There is a paywall on the website, which is 20 US dollars a year.[4] During the time Condé Nast owned the magazine, Wired News took care of the website.
The magazine was started by a journalist named Louis Rossetto and his friend Jane Metcalfe, along with Ian Charles Stewart, in 1993. In the early days, they were backed up by a software entrepreneur named Charlie Jackson and an academic named Nicholas Negroponte of the MIT Media Lab, who was a columnist for six years (through 1998) and wrote the book Being Digital. The founding designers were John Plunkett and Barbara Kuhr (Plunkett+Kuhr), starting with a 1991 verson and keeing up through the first five years of their magazine, 1993–98.
Wired, who said it was "the Rolling Stone of technology",[5] showed off at the Macworld conference on January 2, 1993.[6] It gained success at its launch and was loved by many for its vision, originality, innovation, and cultural impact.[source?] In its first four years, the magazine earned two National Magazine Awards for General Excellence and one for Design.
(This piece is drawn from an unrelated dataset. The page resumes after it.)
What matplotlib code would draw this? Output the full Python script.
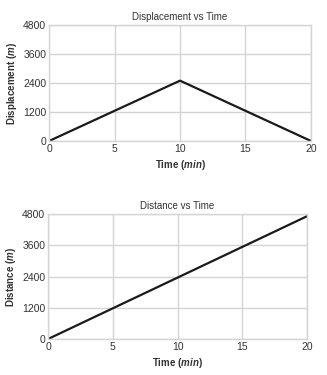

The founding executive editor of Wired, Kevin Kelly, was once an editor of the Whole Earth Catalog and the Whole Earth Review and took with him a few contributing writers from those publications. Six writers of the first Wired issue (1.1) had made stories for Whole Earth Review, with the most famous writer being Bruce Sterling (who was highlighted on the first cover)[2] and Stewart Brand. Other people who contribute to Whole Earth were also shown in the magazine, including William Gibson, who was shown on Wired's cover in its first year and his article "Disneyland with the Death Penalty" in issue 1.4 resulted in the publication being banned in Singapore.[7]